Jason Delisle, who studies higher education policy at the conservative American Enterprise Institute, says Cameron is in a no-win situation with his critics.
“If you’ve got the experience, you know, shame on you,” Delisle says. “If you don’t have the experience, well, also shame on you.” He suggests it makes sense to have an industry veteran in such an oversight role.
This fight, though, isn’t just about one man or his experience. It’s about the job itself.
The watchdog post was created in 2010 as part of the Dodd-Frank Act, Congress’ sweeping response to the Great Recession. The law says the CFPB’s “private education loan ombudsman” — that’s the official title — should focus on students with private loans, like those you would get from a bank, as opposed to federal loans. This is an important distinction.
Private loans issued by private banks account for a tiny slice of the overall student debt pie in the U.S. Most students with loans get them from the federal government, which then assigns them a servicer, like PHEAA, to manage their paperwork, answer their questions and field their frustrated phone calls. Much has been written in recent years about these companies’ struggles to administer the incredibly complex federal loan program that serves tens of millions of borrowers. When borrowers feel surprised or misled, it’s servicers that often take the brunt of their anger.
During the Obama administration, the CFPB and its private loan watchdog regularly fielded borrower complaints and heard this anger. To help, they argued that they were within the law to oversee not only private loans but federal loan servicers, too.
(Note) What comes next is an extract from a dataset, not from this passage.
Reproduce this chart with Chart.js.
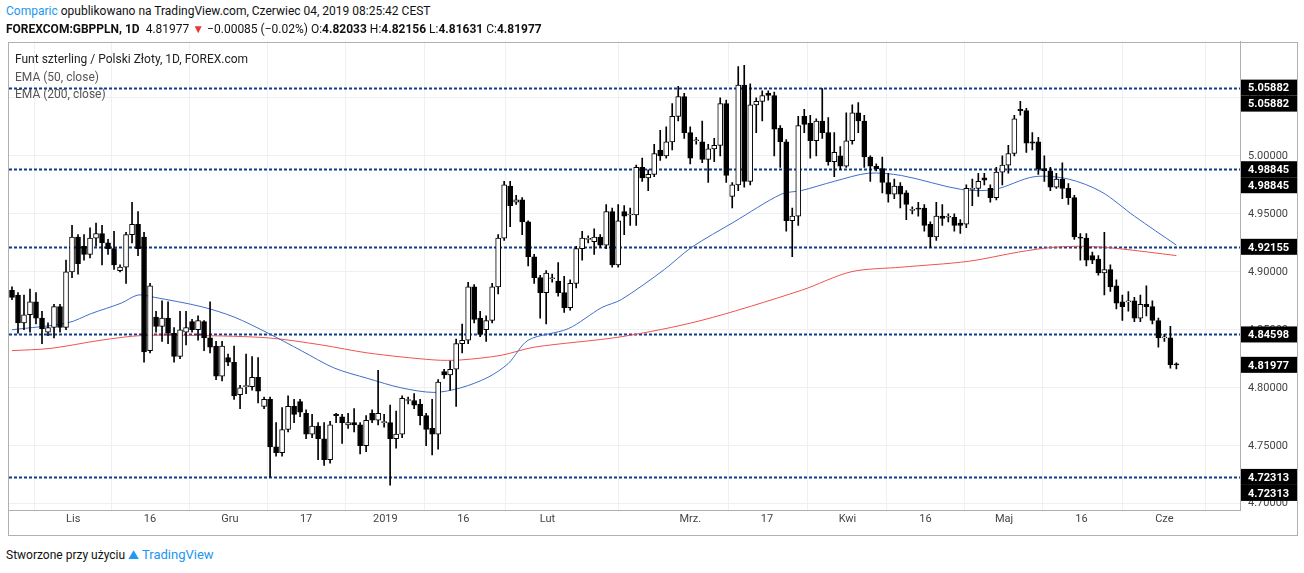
<!DOCTYPE html>
<html>
<head>
<meta charset="utf-8">
<script src="https://cdn.jsdelivr.net/npm/chart.js@4"></script>
<style>
  body { margin: 0; background: #fff; font-family: Roboto, "Open Sans", sans-serif; }
  .hdr { position: absolute; left: 6px; font-size: 12px; color: #111; white-space: nowrap; z-index: 2; }
  .legend { position: absolute; left: 15px; font-size: 12px; color: #555; white-space: nowrap; z-index: 2; }
  #frame { position: absolute; left: 8px; top: 42px; width: 1290px; height: 494px; border: 1px solid #b0b0b0; box-sizing: border-box; z-index: 1; pointer-events: none; }
  #wrap { position: absolute; left: 9px; top: 27px; width: 1288px; height: 508px; }
</style>
</head>
<body>
<div class="hdr" style="top:4px"><span style="color:#2196f3">Comparic</span> opublikowano na TradingView.com, Czerwiec 04, 2019 08:25:42 CEST</div>
<div class="hdr" style="top:22px;font-weight:bold">FOREXCOM:GBPPLN, 1D <span style="font-weight:normal">&nbsp;4.81977 <span style="color:#e53935">▼</span> −0.00085 (−0.02%) O:</span>4.82033 <span style="font-weight:normal">H:</span>4.82156 <span style="font-weight:normal">L:</span>4.81631 <span style="font-weight:normal">C:</span>4.81977</div>
<div id="wrap"><canvas id="c"></canvas></div>
<div id="frame"></div>
<div class="legend" style="top:52px;color:#222">Funt szterling / Polski Złoty, 1D, FOREX.com</div>
<div class="legend" style="top:70px">EMA (50, close)</div>
<div class="legend" style="top:87px">EMA (200, close)</div>
<div class="hdr" style="top:547px">Stworzone przy użyciu <span style="color:#2196f3;font-size:13px">⛰ TradingView</span></div>
<script>
// candles, one per session
const opens = [4.884,4.880,4.856,4.863,4.874,4.860,4.848,4.852,4.870,4.852,4.900,4.930,4.922,4.915,4.929,4.933,4.925,4.920,4.901,4.904,
4.932,4.941,4.930,4.832,4.861,4.853,4.860,4.847,4.827,4.848,4.857,4.850,4.857,4.843,4.836,4.810,4.826,4.822,4.794,4.801,
4.801,4.809,4.784,4.790,4.749,4.744,4.764,4.784,4.788,4.778,4.760,4.767,4.756,4.738,4.777,4.775,4.768,4.770,4.768,4.750,
4.778,4.772,4.770,4.770,4.756,4.760,4.789,4.789,4.786,4.776,4.765,4.760,4.814,4.811,4.816,4.838,4.841,4.887,4.860,4.850,
4.858,4.887,4.929,4.974,4.960,4.962,4.943,4.913,4.895,4.882,4.894,4.892,4.882,4.869,4.890,4.920,4.928,4.926,4.930,4.923,
4.952,4.906,4.952,4.949,4.949,4.990,4.981,4.984,5.005,5.000,5.012,5.034,5.051,5.020,5.013,5.012,4.997,5.006,5.009,5.045,
4.965,4.975,5.061,4.978,5.044,5.047,5.054,5.052,5.024,5.012,4.944,4.948,5.034,5.028,5.013,5.030,5.020,4.995,5.000,4.991,
5.013,5.037,5.030,4.999,4.991,4.989,4.977,4.967,4.974,4.968,4.953,4.955,4.955,4.941,4.930,4.948,4.947,4.947,4.942,4.941,
4.971,4.972,4.981,4.972,4.964,4.986,4.992,5.002,5.040,5.039,5.012,5.012,4.989,4.987,4.973,4.980,4.972,4.964,4.930,4.929,
4.914,4.911,4.899,4.902,4.888,4.874,4.874,4.875,4.860,4.872,4.870,4.858,4.843,4.843,4.82033];
const highs = [4.887,4.882,4.880,4.885,4.882,4.866,4.856,4.872,4.872,4.910,4.940,4.932,4.932,4.938,4.942,4.940,4.928,4.935,4.906,4.934,
4.960,4.952,4.934,4.890,4.866,4.875,4.874,4.852,4.866,4.866,4.859,4.862,4.858,4.874,4.840,4.840,4.829,4.836,4.802,4.829,
4.827,4.826,4.792,4.792,4.770,4.783,4.793,4.790,4.790,4.781,4.777,4.770,4.770,4.771,4.778,4.777,4.778,4.782,4.770,4.776,
4.781,4.815,4.777,4.785,4.780,4.793,4.792,4.795,4.790,4.778,4.790,4.807,4.816,4.823,4.842,4.855,4.891,4.889,4.866,4.862,
4.890,4.932,4.978,4.978,4.966,4.964,4.944,4.915,4.897,4.901,4.898,4.908,4.896,4.893,4.922,4.935,4.931,4.937,4.932,4.958,
4.955,4.958,4.957,4.955,4.992,4.998,4.988,5.010,5.022,5.025,5.045,5.060,5.054,5.025,5.016,5.030,5.010,5.015,5.050,5.048,
4.977,5.077,5.078,5.062,5.050,5.056,5.056,5.055,5.026,5.014,4.955,5.034,5.040,5.035,5.032,5.058,5.033,5.020,5.008,5.037,
5.044,5.046,5.035,5.000,4.993,4.999,4.985,4.980,4.977,4.970,4.956,4.960,4.958,4.943,4.960,4.958,4.950,4.950,4.945,4.975,
4.980,4.985,4.985,4.975,4.990,5.000,5.009,5.035,5.047,5.041,5.020,5.016,5.000,4.990,4.985,4.994,4.976,4.966,4.933,4.933,
4.917,4.914,4.934,4.906,4.893,4.880,4.883,4.878,4.880,4.888,4.875,4.860,4.846,4.853,4.82156];
const lows = [4.876,4.847,4.850,4.848,4.855,4.838,4.845,4.843,4.848,4.850,4.895,4.898,4.910,4.912,4.922,4.906,4.915,4.902,4.900,4.890,
4.925,4.914,4.822,4.830,4.848,4.840,4.838,4.822,4.825,4.837,4.848,4.841,4.832,4.830,4.807,4.806,4.819,4.790,4.782,4.795,
4.798,4.787,4.782,4.723,4.741,4.741,4.762,4.770,4.775,4.756,4.757,4.738,4.733,4.735,4.770,4.752,4.765,4.762,4.743,4.745,
4.770,4.768,4.766,4.716,4.748,4.757,4.786,4.782,4.768,4.750,4.742,4.747,4.808,4.798,4.784,4.830,4.838,4.856,4.844,4.840,
4.856,4.881,4.927,4.939,4.958,4.932,4.905,4.890,4.860,4.855,4.891,4.879,4.865,4.867,4.886,4.910,4.925,4.915,4.921,4.920,
4.904,4.904,4.932,4.940,4.940,4.978,4.970,4.982,4.996,4.998,5.005,5.030,5.015,4.993,5.010,4.994,4.977,4.995,5.000,4.977,
4.955,4.970,4.973,4.975,5.020,5.030,5.048,5.000,4.990,4.935,4.913,4.940,5.020,4.998,5.000,5.015,4.992,4.982,4.988,4.990,
5.010,5.020,4.990,4.978,4.987,4.968,4.960,4.963,4.955,4.945,4.950,4.948,4.935,4.921,4.927,4.940,4.943,4.935,4.933,4.938,
4.957,4.965,4.975,4.960,4.962,4.975,4.985,5.000,5.035,5.003,5.005,4.984,4.978,4.970,4.972,4.963,4.958,4.928,4.910,4.905,
4.907,4.897,4.880,4.883,4.868,4.858,4.866,4.857,4.857,4.862,4.855,4.835,4.840,4.817,4.81631];
const closes = [4.878,4.856,4.863,4.874,4.860,4.851,4.852,4.870,4.852,4.900,4.930,4.907,4.915,4.929,4.933,4.925,4.920,4.906,4.904,4.932,
4.941,4.920,4.831,4.888,4.853,4.860,4.847,4.827,4.850,4.852,4.850,4.858,4.843,4.835,4.810,4.836,4.822,4.793,4.800,4.801,
4.809,4.797,4.790,4.749,4.744,4.764,4.784,4.777,4.779,4.760,4.767,4.756,4.738,4.768,4.776,4.770,4.770,4.768,4.750,4.772,
4.772,4.778,4.770,4.756,4.760,4.791,4.789,4.785,4.776,4.764,4.760,4.805,4.811,4.816,4.838,4.841,4.887,4.859,4.846,4.858,
4.887,4.929,4.975,4.957,4.962,4.943,4.913,4.895,4.882,4.899,4.894,4.882,4.869,4.890,4.920,4.929,4.928,4.930,4.923,4.952,
4.906,4.944,4.948,4.949,4.990,4.981,4.984,5.002,5.000,5.012,5.034,5.051,5.020,4.998,5.013,4.997,5.006,5.009,5.045,4.983,
4.975,5.061,4.978,5.044,5.047,5.052,5.052,5.023,5.012,4.944,4.948,5.026,5.027,5.013,5.030,5.020,4.995,5.003,4.991,5.013,
5.037,5.030,4.999,4.991,4.989,4.977,4.967,4.974,4.967,4.958,4.953,4.954,4.940,4.930,4.948,4.946,4.947,4.940,4.940,4.972,
4.972,4.978,4.979,4.964,4.986,4.992,5.002,5.032,5.039,5.011,5.011,4.989,4.987,4.973,4.980,4.972,4.964,4.930,4.929,4.910,
4.910,4.899,4.902,4.887,4.873,4.870,4.874,4.860,4.872,4.870,4.858,4.843,4.843,4.820,4.81977];

// EMA curves read at sample points (candle index, value)
const ema50X = [0,9.3,13.2,18.2,21,23.7,31.5,37,42.7,48.2,53.7,59.3,64.8,70.3,74.8,79.3,82.7,86,92.7,98.2,101.5,108.7,113.2,120.3,128.2,131.5,137,142.7,148.2,158.2,163.7,170.3,176,181.5,187,194];
const ema50Y = [4.850,4.856,4.864,4.873,4.880,4.878,4.870,4.861,4.847,4.832,4.817,4.808,4.800,4.796,4.800,4.809,4.821,4.841,4.851,4.869,4.876,4.902,4.921,4.943,4.967,4.970,4.978,4.985,4.983,4.971,4.971,4.982,4.980,4.969,4.948,4.923];
const ema200X = [0,6.5,14.8,21.5,31.5,42.7,51.5,59.3,70.3,74.8,81.5,87,101.5,114.8,131.5,139.8,148.2,159.3,167.7,173.2,178.7,184.3,194];
const ema200Y = [4.832,4.834,4.841,4.845,4.845,4.843,4.837,4.830,4.824,4.824,4.828,4.835,4.844,4.858,4.884,4.900,4.904,4.909,4.917,4.921,4.922,4.920,4.914];

const levels = [5.05882, 4.98845, 4.92155, 4.84598, 4.72313];
const priceTicks = [4.70, 4.75, 4.80, 4.85, 4.90, 4.95, 5.00, 5.05];
const tagLabels = [[5.05882, 2], [4.98845, 2], [4.92155, 1], [4.84598, 1], [4.81977, 1], [4.72313, 2]];
const dateTickPos = [10.2, 23, 36.3, 49, 62.2, 75.2, 89.2, 113, 125.8, 139.2, 152.2, 165.3, 178.2, 192];
const dateTickText = ['Lis', '16', 'Gru', '17', '2019', '16', 'Lut', 'Mrz.', '17', 'Kwi', '16', 'Maj', '16', 'Cze'];

const bodies = opens.map((o, i) => ({ x: i, y: [o, closes[i]] }));
const wicks = highs.map((h, i) => ({ x: i, y: [lows[i], h] }));
const fills = opens.map((o, i) => closes[i] >= o ? '#ffffff' : '#000000');

const levelPlugin = {
  id: 'levels',
  beforeDatasetsDraw(chart) {
    const { ctx, chartArea: a, scales: { y } } = chart;
    ctx.save();
    ctx.strokeStyle = '#0d3c8c';
    ctx.lineWidth = 2;
    ctx.setLineDash([3, 2]);
    levels.forEach(v => {
      const py = Math.round(y.getPixelForValue(v)) + 0.5;
      ctx.beginPath(); ctx.moveTo(a.left, py); ctx.lineTo(a.right, py); ctx.stroke();
    });
    ctx.restore();
  },
  afterDraw(chart) {
    const { ctx, chartArea: a, scales: { y } } = chart;
    ctx.save();
    ctx.font = 'bold 11px Roboto, sans-serif';
    ctx.textBaseline = 'middle';
    tagLabels.forEach(([v, n]) => {
      const py = y.getPixelForValue(v);
      for (let k = 0; k < n; k++) {
        const cy = py + k * 16;
        ctx.fillStyle = '#000';
        ctx.fillRect(a.right + 1, cy - 8, 56, 16);
        ctx.fillStyle = '#fff';
        ctx.fillText(v.toFixed(5), a.right + 8, cy + 1);
      }
    });
    ctx.restore();
  }
};

new Chart(document.getElementById('c'), {
  type: 'bar',
  data: {
    datasets: [
      { type: 'line', data: ema50X.map((x, i) => ({ x, y: ema50Y[i] })), borderColor: '#3f6fc9', borderWidth: 1, pointRadius: 0, tension: 0.3, order: 3 },
      { type: 'line', data: ema200X.map((x, i) => ({ x, y: ema200Y[i] })), borderColor: '#ef5350', borderWidth: 1, pointRadius: 0, tension: 0.3, order: 3 },
      { data: wicks, backgroundColor: '#000', barThickness: 1, grouped: false, order: 2 },
      { data: bodies, backgroundColor: fills, borderColor: '#000', borderWidth: 1, borderSkipped: false, barThickness: 5, minBarLength: 1, grouped: false, order: 1 }
    ]
  },
  options: {
    responsive: true,
    maintainAspectRatio: false,
    animation: false,
    layout: { padding: 0 },
    plugins: { legend: { display: false }, tooltip: { enabled: false } },
    scales: {
      x: {
        type: 'linear', min: -0.5, max: 204.6, offset: false,
        afterBuildTicks: s => { s.ticks = dateTickPos.map(v => ({ value: v })); },
        afterFit: s => { s.height = 25; },
        ticks: { color: '#444', font: { family: 'Roboto', size: 11 }, maxRotation: 0, autoSkip: false,
          callback: (v, i) => dateTickText[i] },
        grid: { color: '#edf1f6', drawTicks: false },
        border: { color: '#b0b0b0' }
      },
      y: {
        position: 'right', min: 4.6946, max: 5.0985,
        afterBuildTicks: s => { s.ticks = priceTicks.map(v => ({ value: v })); },
        afterFit: s => { s.width = 57; },
        ticks: { color: '#444', font: { family: 'Roboto', size: 11 }, padding: 8, callback: v => v.toFixed(5) },
        grid: { color: '#edf1f6', drawTicks: false },
        border: { color: '#b0b0b0' }
      }
    }
  },
  plugins: [levelPlugin]
});
</script>
</body>
</html>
In fact, in late 2013, the CFPB issued a new rule, cementing this expansion of its oversight “to any nonbank student loan servicer that handles more than one million borrower accounts, regardless of whether they service federal or private loans.”
Now, with Robert Cameron’s appointment, the CFPB under the Trump administration appears to be saying that the Obama-era CFPB overreached. In its announcement of the appointment, the bureau drew clear boundaries: “The ombudsman is responsible for receiving, reviewing, and attempting to resolve complaints from private student loan borrowers.” There was no mention of federal student loans or servicers. In short, the CFPB seems to be signaling that this ombudsman will no longer look out for the lion’s share of borrowers. The bureau did not respond to multiple requests for clarification or to hear from Cameron directly.
The implication that the Obama-era CFPB and its student loan ombudsman may have exceeded their authority frustrates Seth Frotman, the previous watchdog who resigned in protest a year ago. This argument, he says, is “just not grounded in fact, and it’s just a very convenient way to not do the work that they are required to do under the law.” Frotman is now executive director of the Student Borrower Protection Center.
Delisle at AEI says that even if this new ombudsman stops overseeing federal student loans and servicers entirely, other agencies have been and will continue to police them. “There’s the Department of Education. There’s Congress. There’s the [inspector general] at the Department of Education. There’s the Government Accountability Office … I don’t think we’re lacking for oversight.”
The quality of that oversight is a separate question.
Several states’ attorneys general have essentially given the Education Department’s oversight a vote of no confidence by suing loan servicers for allegedly mishandling the federal student loan program and misleading borrowers in their respective states. Under Education Secretary Betsy DeVos, the department responded by trying to protect servicers, arguing that as contractors of the federal government these companies cannot be held accountable on a state-by-state basis. It even published this interpretation of the law in the Federal Register.
Earlier this year, though, the Education Department’s own inspector general reviewed the agency’s oversight of federal student loan servicers, and investigators were not impressed. They found “a pattern of noncompliance” at Cameron’s former employer, PHEAA. And, overall, they worried the department’s office of Federal Student Aid was being lax. “By not holding servicers accountable,” the report said, the department “could give its servicers the impression that it is not concerned with servicer noncompliance with Federal loan servicing requirements, including protecting borrowers’ rights.” The department, for its part, disagreed with that conclusion.
Delisle at AEI and Frotman, the former student loan ombudsman, do agree on one thing. Delisle says that the Obama-era CFPB raised some important red flags and that this new, private loan watchdog should not completely ignore federal loans.
“I wouldn’t go all the way,” Delisle says. “I think it would be a mistake to completely move away from that role.”
And Delisle is not alone. After cheering the new appointment, even the Consumer Bankers Association said in a statement, “It is clear the federal student loan program is not working and [Cameron] should also focus on implementing needed improvements there.”